Is there any way to get 2D/3D acceleration with my hardware and Proxmox installed? If not, I may have to fall back to using Virtualbox or some other type 2 hypervisor.
 
OK, if I go to the advanced GRUB menu and boot with kernel 3.16 I get accelerated graphics. Is this expected behavior? Can I change the default kernel back to 3.16? What do I lose by reverting to an older kernel?
 
How exactly did you install this driver/module? Kernel modules always need to be built for the specific kernel you are running, so you are probably trying to load a module compiled for an older kernel, which will not work. You can install the kernel headers (pve-headers-XXX) and recompile the module, then you should be able to load and use it. No guarantees though, since it's a proprietary module :P

Also, when encountering errors please include stuff like version numbers ("pveversion -v" and any extra packages which are relevant), relevant logs (system and X.Org in your case) and complete error messages.
 
Actually, I didn't compile anything. I used the fglrx driver/module from the Debian non-free repository, installed thusly:
# apt-get install fglrx-driver
In a situation like this, I would normally prefer to use the open source driver. However, according to this:
https://wiki.debian.org/AtiHowTo
the open source driver only supports Radeon HD 7000 series and newer video cards. And indeed, when I first installed Debian Jessie, X Windows was using software rendering. So I installed the proprietary driver (Catalyst 14.9, see here: https://wiki.debian.org/ATIProprietary ) from the Debian non-free repo, which oddly enough supported my old video card (ATI Radeon HD 5750.)

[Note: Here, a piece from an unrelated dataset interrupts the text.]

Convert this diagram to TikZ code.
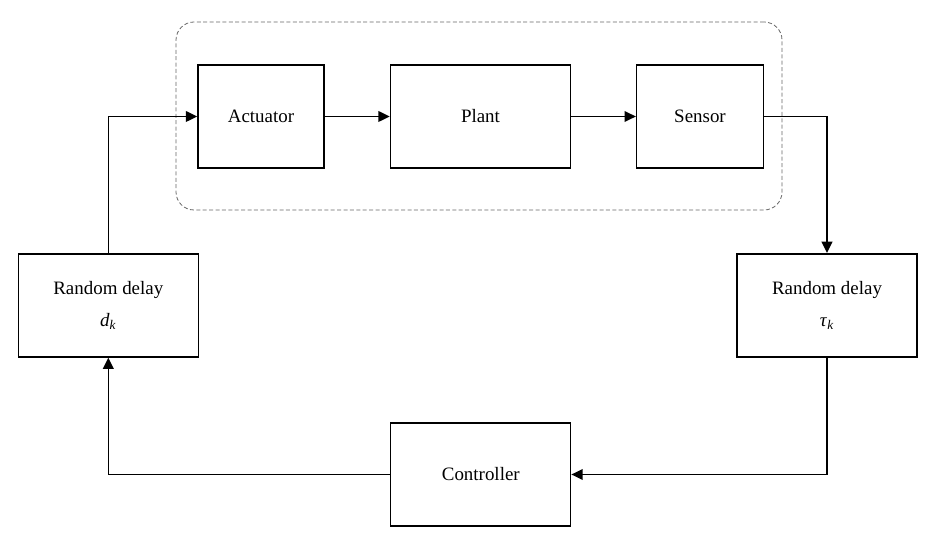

So to summarize, it seems if I want graphics acceleration and kernel 4.2 I need to download the legacy driver from AMD and compile it against Kernel 4.2. Does that seem accurate?

Proxmox appears to be working without kernel 4.2, so is it mandatory? So far the only thing I'm noticing with kernel version 3.16 is that KSM does not appear to be working. This will not be a production server, so bullet-proof reliability is not necessary.

Requested logs attached...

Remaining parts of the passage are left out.